Buenos Aires es definitivamente el mejor lugar de veraneo. Estos días medio frescolaris están muy bien porque se puede caminar dos horas sin cansarse, pero cuando hay muchísimos grados también es lindo porque la gente tira la chancleta, anda medio en bolas y pierde el pudor como si se fuera a terminar el mundo. El sudor y el descamisamiento crean la ingenua fantasía de que el pecado no existe y que después del verano no viene nada. Ayer ví unos carteles en un programa que se veía en los televisores del gimnasio: decía EN VERANO AUMENTAN EL DESEO Y LAS INFIDELIDADES, y mostraban cómo trabajan los detectives contratados por cónyuges desconfiados para detectar a la patrona apretando en el bosque.

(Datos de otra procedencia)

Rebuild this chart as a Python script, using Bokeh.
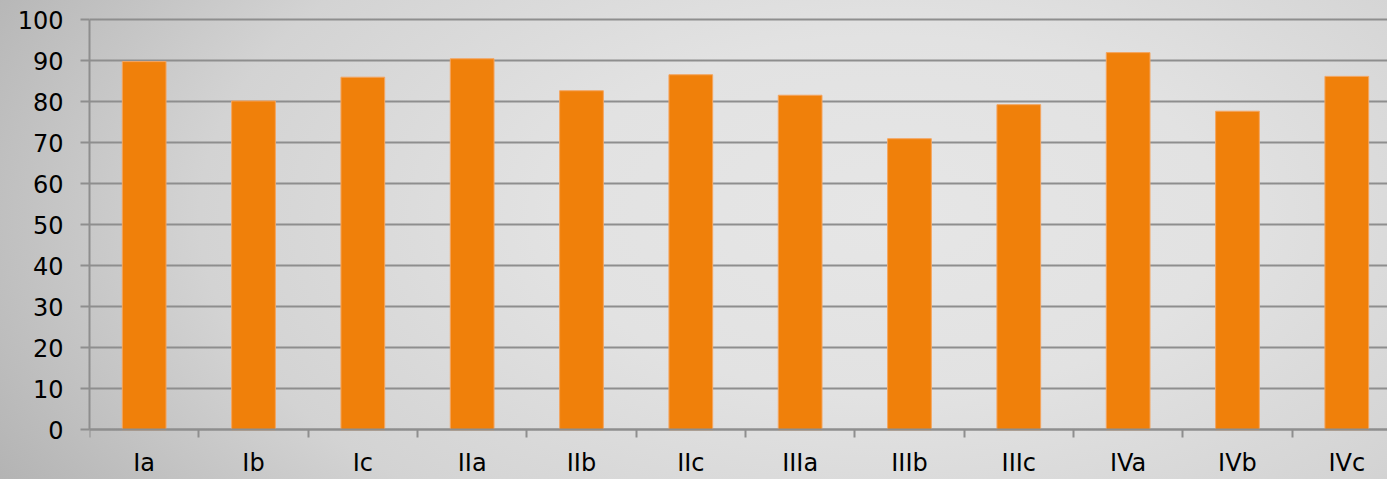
from bokeh.plotting import figure
from bokeh.models import Range1d, FixedTicker, ColumnDataSource, LinearAxis, Grid
from bokeh.embed import file_html
from bokeh.resources import INLINE

categories = ["Ia", "Ib", "Ic", "IIa", "IIb", "IIc", "IIIa", "IIIb", "IIIc", "IVa", "IVb", "IVc"]
values = [89.8, 80.2, 86.0, 90.5, 82.7, 86.6, 81.6, 71.0, 79.3, 92.0, 77.7, 86.2]
y_ticks = [0, 10, 20, 30, 40, 50, 60, 70, 80, 90, 100]

n = len(categories)
centers = [i + 0.5 for i in range(n)]
src = ColumnDataSource(dict(x=centers, top=values, cat=categories))

W, H = 1387, 479
left = 89
frame_w = W - left
cat_px = 109.33
px_per_unit = 4.1
zero_y = 429.3  # within figure

p = figure(width=W, height=H, output_backend="svg", toolbar_location=None,
           x_range=Range1d(0, frame_w / cat_px),
           y_range=Range1d(-(H - zero_y) / px_per_unit, zero_y / px_per_unit),
           x_axis_type=None, y_axis_type=None,
           min_border_left=left, min_border_right=0, min_border_top=0, min_border_bottom=0)
p.outline_line_color = None
p.background_fill_alpha = 0
p.border_fill_alpha = 0
p.styles = {"background": "radial-gradient(ellipse 80% 125% at 64% 45%, #e6e6e6 0%, #e2e2e2 30%, #d3d3d3 62%, #aaaaaa 100%)"}

grid_col = "#8e8e8e"

yaxis = LinearAxis(ticker=FixedTicker(ticks=y_ticks), bounds=(0, 100))
yaxis.axis_line_color = grid_col
yaxis.axis_line_width = 2
yaxis.major_tick_line_color = grid_col
yaxis.major_tick_line_width = 2
yaxis.major_tick_out = 9
yaxis.major_tick_in = 0
yaxis.minor_tick_line_color = None
yaxis.major_label_standoff = 17
yaxis.major_label_text_font = "DejaVu Sans"
yaxis.major_label_text_font_size = "24px"
yaxis.major_label_text_color = "#000000"
p.add_layout(yaxis, "left")

xaxis = LinearAxis(ticker=FixedTicker(ticks=centers, minor_ticks=list(range(n + 1))),
                   fixed_location=0)
xaxis.major_label_overrides = {c: cat for c, cat in zip(centers, categories)}
xaxis.axis_line_color = grid_col
xaxis.axis_line_width = 2
xaxis.major_tick_line_color = None
xaxis.major_tick_out = 0
xaxis.major_tick_in = 0
xaxis.minor_tick_line_color = grid_col
xaxis.minor_tick_line_width = 2
xaxis.minor_tick_out = 8
xaxis.minor_tick_in = 0
xaxis.major_label_standoff = 11
xaxis.major_label_text_font = "DejaVu Sans"
xaxis.major_label_text_font_size = "24px"
xaxis.major_label_text_color = "#000000"
p.add_layout(xaxis, "below")

grid = Grid(dimension=1, ticker=FixedTicker(ticks=y_ticks))
grid.grid_line_color = grid_col
grid.grid_line_width = 2
p.add_layout(grid)

p.vbar(x="x", top="top", bottom=0, width=0.4, source=src,
       fill_color="#F0800A", line_color="#F4A560", line_width=1)

open("out.html", "w").write(file_html(p, INLINE))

Todas las tapas de las revistas tienen fotos de culos de mujeres y una tiene la de un grasa que no sé cómo se llama, con el pantalón medio bajado y un par de tetas brillantes de bronceador. El mensaje implícito es "A garchar que se acaba el mundo". Pero ese llamado de la selva ya no despierta alegría como cuando empezó la primavera. Después de tantas semanas de calor todo está como una fruta demasiado madura, a punto de reventar y de ser atacada por las moscas. En febrero ya se demostró que todas las expectativas eran falsas, los padres vuelven exhaustos después convivir 24/24 hs con los hijos, las parejas vuelven chirriando por la misma razón y todos, hombres mujeres y ninios, tienen cara de culo porque les espera un año entero de trabajo.

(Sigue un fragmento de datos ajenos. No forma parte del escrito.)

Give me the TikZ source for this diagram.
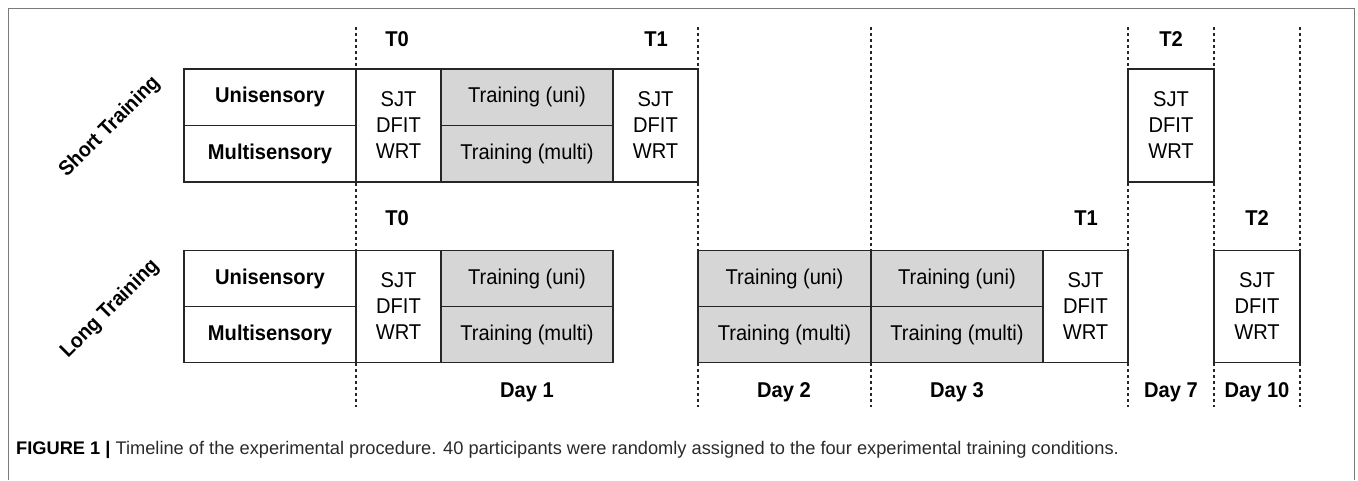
\documentclass[tikz,border=0pt]{standalone}
\usepackage{fontspec}
\setmainfont{Liberation Sans}[FakeStretch=0.94]
\newfontfamily\capfont{Liberation Sans}
\definecolor{trainfill}{HTML}{D6D6D6}
\definecolor{framegray}{HTML}{7A7A7A}
\definecolor{captext}{HTML}{2A2A2A}
\tikzset{
  cell/.style={draw=black!85, line width=1.4pt, inner sep=0pt, outer sep=0pt,
    anchor=north west, font=\fontsize{21.4}{26}\selectfont, align=center},
  groupcell/.style={cell, font=\bfseries\fontsize{21.4}{26}\selectfont},
  traincell/.style={cell, fill=trainfill},
  testcell/.style={cell},
  timemark/.style={font=\bfseries\fontsize{21.4}{24}\selectfont, inner sep=0pt},
  rowtitle/.style={font=\bfseries\fontsize{20.8}{22}\selectfont, rotate=45, inner sep=0pt},
  divider/.style={line width=1.3pt, black!85, dash pattern=on 3pt off 3pt}
}
\newcommand{\cellat}[6]{% style, name, x0, y0, x1, y1
  \node[#1, minimum width={(#5-#3)*1pt}, minimum height={(#6-#4)*1pt}] (#2) at (#3,#4)}
\begin{document}
\begin{tikzpicture}[x=1pt, y=-1pt]
\useasboundingbox (0,0) rectangle (1358,480);

% outer frame (open at the bottom edge of the page)
\draw[framegray, line width=1pt] (8,480) -- (8,8) -- (1354,8) -- (1354,480);

% vertical time dividers
\foreach \xx/\nm in {356/da,698/db,871/dc,1128/dd,1214/de,1300/df}{
  \coordinate (\nm top) at (\xx,27);
  \coordinate (\nm bot) at (\xx,407);
  \draw[divider] (\nm top) -- (\nm bot);
}

% ---------- Short training ----------
\cellat{groupcell}{suni}{184}{69}{356}{125.5} {Unisensory};
\cellat{groupcell}{smul}{184}{125.5}{356}{182} {Multisensory};
\cellat{testcell}{st0}{356}{69}{441}{182} {SJT\\DFIT\\WRT};
\cellat{traincell}{stru}{441}{69}{613}{125.5} {Training (uni)};
\cellat{traincell}{strm}{441}{125.5}{613}{182} {Training (multi)};
\cellat{testcell}{st1}{613}{69}{698}{182} {SJT\\DFIT\\WRT};
\cellat{testcell}{st2}{1128}{69}{1214}{182} {SJT\\DFIT\\WRT};

\node[timemark] (sT0) at (397,39) {T0};
\node[timemark] (sT1) at (656,39) {T1};
\node[timemark] (sT2) at (1171,39) {T2};

\node[rowtitle] (stitle) at (110,127) {Short Training};

% ---------- Long training ----------
\cellat{groupcell}{luni}{184}{250.5}{356}{306.5} {Unisensory};
\cellat{groupcell}{lmul}{184}{306.5}{356}{362.5} {Multisensory};
\cellat{testcell}{lt0}{356}{250.5}{441}{362.5} {SJT\\DFIT\\WRT};
\cellat{traincell}{lau}{441}{250.5}{613}{306.5} {Training (uni)};
\cellat{traincell}{lam}{441}{306.5}{613}{362.5} {Training (multi)};
\cellat{traincell}{lbu}{698}{250.5}{871}{306.5} {Training (uni)};
\cellat{traincell}{lbm}{698}{306.5}{871}{362.5} {Training (multi)};
\cellat{traincell}{lcu}{871}{250.5}{1043}{306.5} {Training (uni)};
\cellat{traincell}{lcm}{871}{306.5}{1043}{362.5} {Training (multi)};
\cellat{testcell}{lt1}{1043}{250.5}{1128}{362.5} {SJT\\DFIT\\WRT};
\cellat{testcell}{lt2}{1214}{250.5}{1300}{362.5} {SJT\\DFIT\\WRT};

\node[timemark] (lT0) at (397,218) {T0};
\node[timemark] (lT1) at (1086,218) {T1};
\node[timemark] (lT2) at (1257,218) {T2};

\node[rowtitle] (ltitle) at (110,309) {Long Training};

% day labels
\node[timemark] (d1) at (527,392) {Day 1};
\node[timemark] (d2) at (784,392) {Day 2};
\node[timemark] (d3) at (957,392) {Day 3};
\node[timemark] (d7) at (1171,392) {Day 7};
\node[timemark] (d10) at (1257,392) {Day 10};

% caption
\node[anchor=west, inner sep=0pt, text=captext, font=\capfont\fontsize{18.25}{21}\selectfont] (cap) at (16,450)
  {\textcolor{black}{\textbf{FIGURE 1 |}} Timeline of the experimental procedure. 40 participants were randomly assigned to the four experimental training conditions.};
\end{tikzpicture}
\end{document}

La espantosa rutina empieza de nuevo. Las piernas peludas vuelven al pantalón de donde nunca debieran haber salido, los tatuajes orientales vuelven a ocultarse bajo la camisa, todos los pies desaparecen debajo de las medias, vuelven el papel araña, las reuniones de padres y los cuadernos Rivadavia. Hay que volver a organizar la vida para que sea idéntica a sí misma, igual a la del año pasado y a la del próximo.
Me parece que quedarse en Buenos Aires es bueno porque no uno no se engaña con la ilusión cortísima del verano. En la ciudad es lindo ver cómo se suceden los ciclos naturales y cómo el calor afecta a las plantas, a los animales y a las personas. Al atardecer las mamás sacan a pasear a los bebes en cochecito. Me encanta mirarlos. Van dormidos, medio derretidos como quesos mantecosos, como pequeños borrachos desmadejados con las patas abiertas. Los perros duermen estirados a la sombra en las veredas para dispersar todo el calor posible y apenas tienen energía para abrir los ojos y mirar hacia arriba al transeúnte simpático con una mirada aburridísima. Las hojas empiezan a caerse el 20 de enero y esa es la primera señal silenciosa de que el otoño ya está ahí.
Hoy es mi último día de trabajo antes de las vacas. Empecé a las 10 y termino a las 11 de la noche. Igual, mis pacientes saben que en febrero voy a estar y que pueden llamarme para conversar sobre vómitos y diarreas cada vez que sientan necesidad de hacerlo. Cuando cierre el consultorio voy a poner a lavar el guardapolvo, las toallas y el forrito de la camilla como hago todos los viernes, porque aunque es martes, éste es un superviernes anual. Y mañana voy a desparramar sobre el escritorio todos los papeles para empezar a trabajar en la ponencia que tengo que presentar para un congreso. Además voy a escribir, voy a dibujar, voy a ir al cine y voy a caminar mucho. Y voy a ir a pasear con SF, que vino de Berlín por un ratito, le voy a mostrar mi árbol psicodélico y voy a almorzar con La Rosita que está triste.